Thing is, the origin of different skin colours doesn't require thousands of years of seperation. As pointed out upthread by Coyote, the distribution of skin colour shades correlates remarkably well with latitude - higher latitude populations have lighter skin. The most common explanation one is the simple one - more melanin (and hence darker skin) protects against the harmful effects of UV; but it also hampers UV's benefical effects - UV catalyses vitamin D-12 synthesis. This means that the further you get away from the equator (and hence a lot of sun), the less dark skin has to be to protect you from harmful doses of UV, but the lighter it has to be to allow enough UV for effective vitamin D synthesis.
Ignoring very recent population movements, there are a few populations that buck this trend - black people in southern Africa, for example, and light-skinned people in tropical south-east Asia. As it happens, though, both these cases match well with archaeologically and linguistically evidenced recent population expansions (with 'recent' meaning in the last few thousand years) - the spread of Bantu farmers from equatorial Africa southwards, and the spread of Austronesian farmers from China. There are a few other odd cases - Tasmanian aboriginals were darker than you would expect, for example - but on the whole the picture holds up.
This skin colour distribution doesn't require isolation to evolve, either. The distribution was maintained by natural selection - peoples with light skin colour would be at a selective disadvantage at the equator, so the alleles for light skin would be selected out over the years in equatorial populations, no matter how much people interbred with neighbouring populations.

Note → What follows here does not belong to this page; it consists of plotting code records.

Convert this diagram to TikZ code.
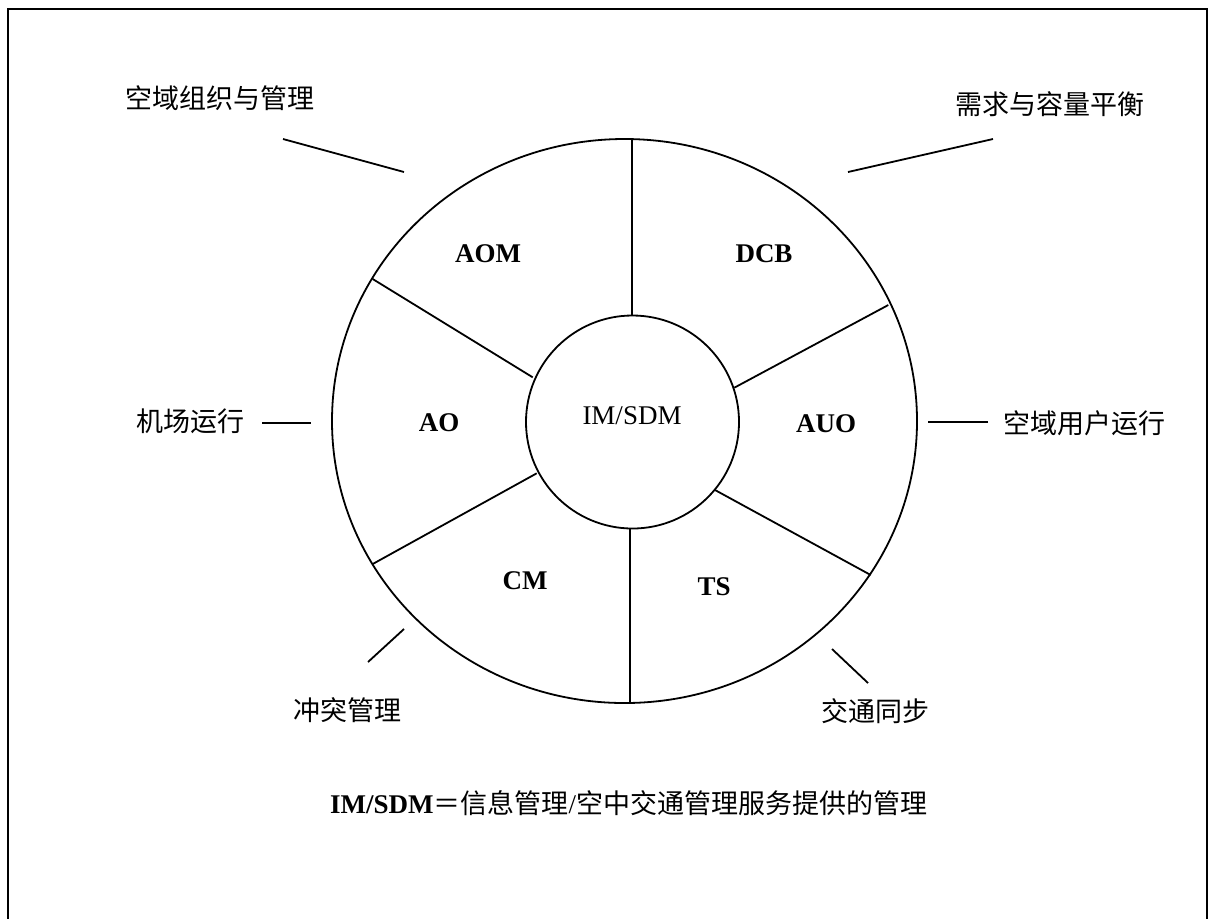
\documentclass[tikz,border=0pt]{standalone}
\usepackage{fontspec}
\setmainfont{Liberation Serif}
\newfontfamily\cjk{Noto Sans CJK SC}
\begin{document}
\begin{tikzpicture}[x=0.5pt,y=-0.5pt,
  ln/.style={line width=0.9pt, black},
  seglbl/.style={font=\fontsize{13.5}{16}\selectfont\bfseries, inner sep=0pt},
  arealbl/.style={font=\fontsize{13.5}{16}\selectfont\cjk, inner sep=0pt}]
\useasboundingbox (0,0) rectangle (1213,918);
\clip (0,0) rectangle (1213,918);
% frame
\draw[line width=1.1pt] (8,940) -- (8,9) -- (1207,9) -- (1207,940);
% outer ring
\draw[ln] (624.5,421) ellipse [x radius=146.25pt, y radius=141pt];
% core
\node[ln, draw, circle, minimum size=106.5pt, inner sep=0pt] (core) at (632.5,422) {};
\node[font=\fontsize{13.5}{16}\selectfont, inner sep=0pt] (imsdm) at (632,415.5) {IM/SDM};
% spoke ends
\coordinate (oT) at (632,139);   \coordinate (iT) at (632,315.5);
\coordinate (oUL) at (372.7,279); \coordinate (iUL) at (532.7,377.3);
\coordinate (oLL) at (372.7,564); \coordinate (iLL) at (536.7,473.3);
\coordinate (oUR) at (888.3,305); \coordinate (iUR) at (734.3,387.7);
\coordinate (oLR) at (870.7,575); \coordinate (iLR) at (715,490);
\coordinate (oB) at (630,703);   \coordinate (iB) at (630,528.5);
\draw[ln] (oT) -- (iT);
\draw[ln] (oUL) -- (iUL);
\draw[ln] (oLL) -- (iLL);
\draw[ln] (oUR) -- (iUR);
\draw[ln] (oLR) -- (iLR);
\draw[ln] (oB) -- (iB);
% segment labels
\node[seglbl] (aom) at (488,254) {AOM};
\node[seglbl] (dcb) at (764,254) {DCB};
\node[seglbl] (ao) at (439,422.5) {AO};
\node[seglbl] (auo) at (826,424) {AUO};
\node[seglbl] (cm) at (525,581) {CM};
\node[seglbl] (ts) at (714,587) {TS};
% area labels
\node[arealbl] (l1) at (219.7,98.5) {空域组织与管理};
\node[arealbl] (l2) at (1049.5,104) {需求与容量平衡};
\node[arealbl] (l3) at (190,421) {机场运行};
\node[arealbl] (l4) at (1084,423) {空域用户运行};
\node[arealbl] (l5) at (347,710) {冲突管理};
\node[arealbl] (l6) at (875,711) {交通同步};
% pointer lines
\coordinate (p1a) at (283,139); \coordinate (p1b) at (404,172);
\coordinate (p2a) at (993,139); \coordinate (p2b) at (848,172);
\coordinate (p3a) at (262,423); \coordinate (p3b) at (311,423);
\coordinate (p4a) at (988,422); \coordinate (p4b) at (928,422);
\coordinate (p5a) at (368,662); \coordinate (p5b) at (404,629);
\coordinate (p6a) at (868,683); \coordinate (p6b) at (832,649);
\draw[ln] (p1a) -- (p1b);
\draw[ln] (p2a) -- (p2b);
\draw[ln] (p3a) -- (p3b);
\draw[ln] (p4a) -- (p4b);
\draw[ln] (p5a) -- (p5b);
\draw[ln] (p6a) -- (p6b);
% caption
\node[font=\fontsize{13.5}{16}\selectfont, inner sep=0pt] (cap) at (628.5,803)
  {\textbf{IM/SDM}{\cjk ＝信息管理}/{\cjk 空中交通管理服务提供的管理}};
\end{tikzpicture}
\end{document}
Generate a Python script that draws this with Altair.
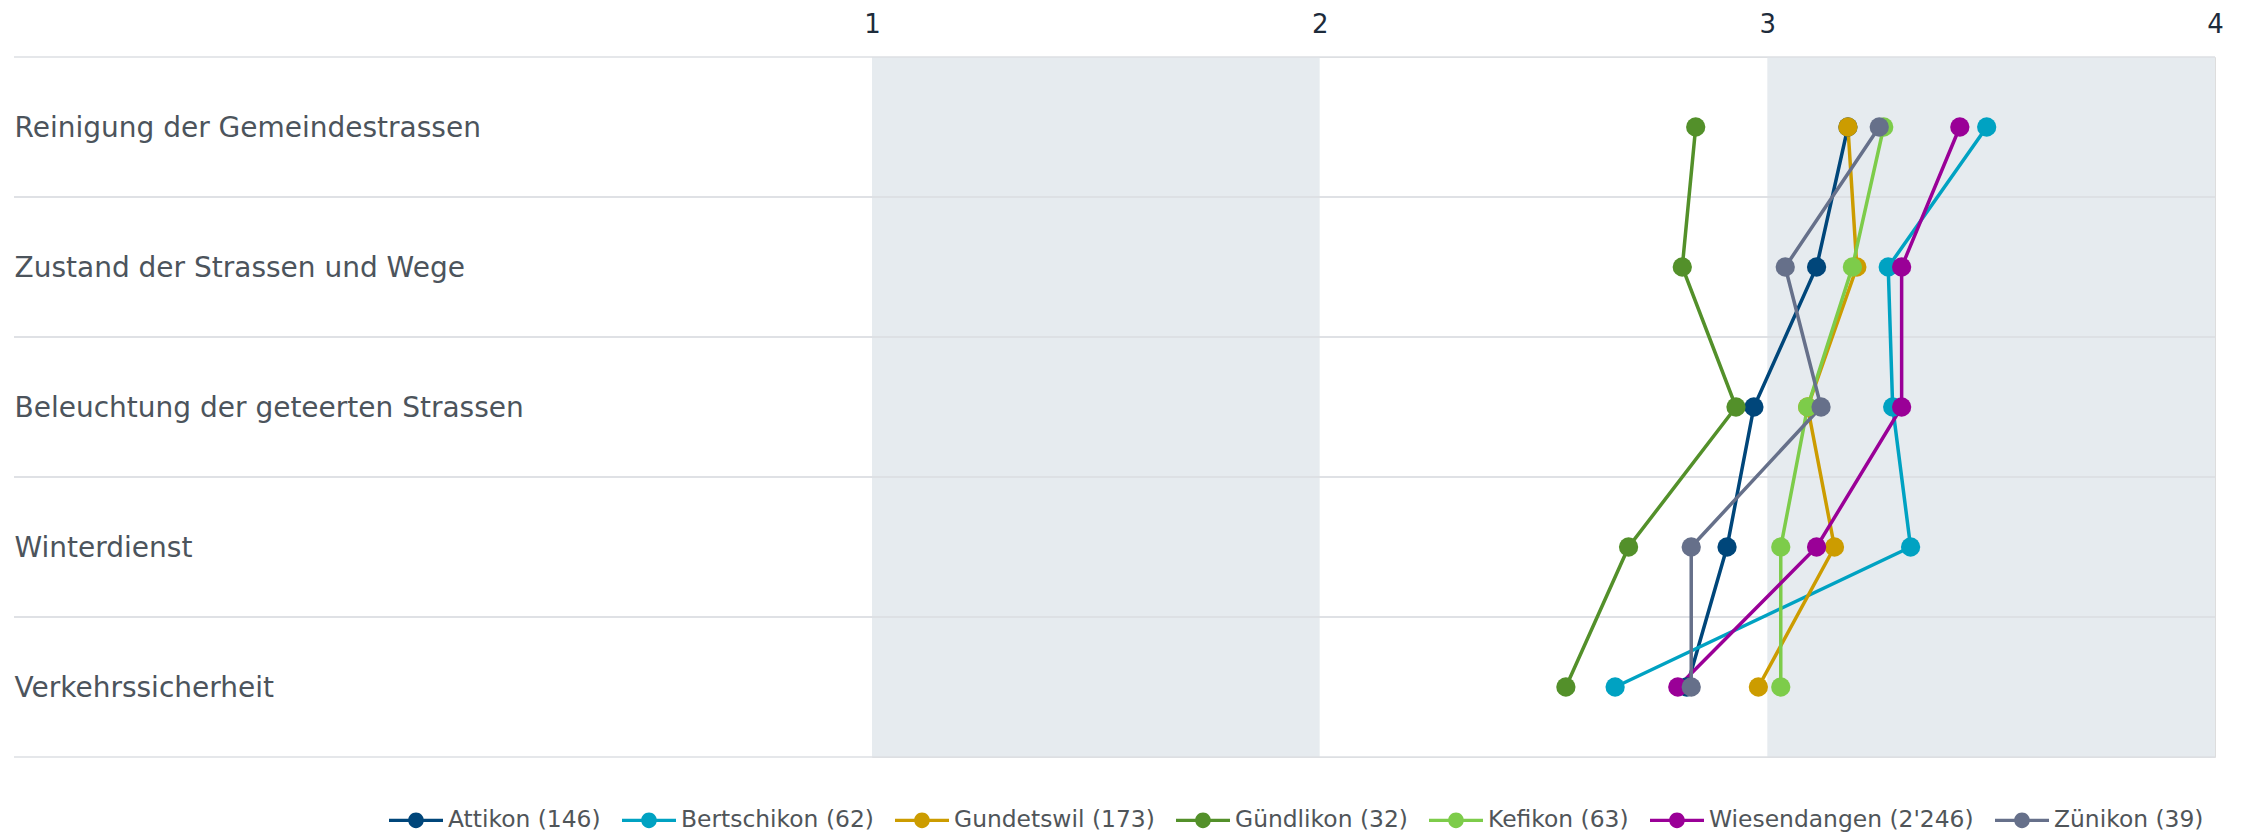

And people did (and do) interbreed with neighbouring populations. The level of genetic diversity in modern humans is surprisingly low for such a widely-distributed species. This is the most commonly presented piece of evidence for the idea that the modern human population is the result of a rapid population expansion from somewhere in Africa within the last 70,000 years, with only limited genetic contribution from populations elsewhere.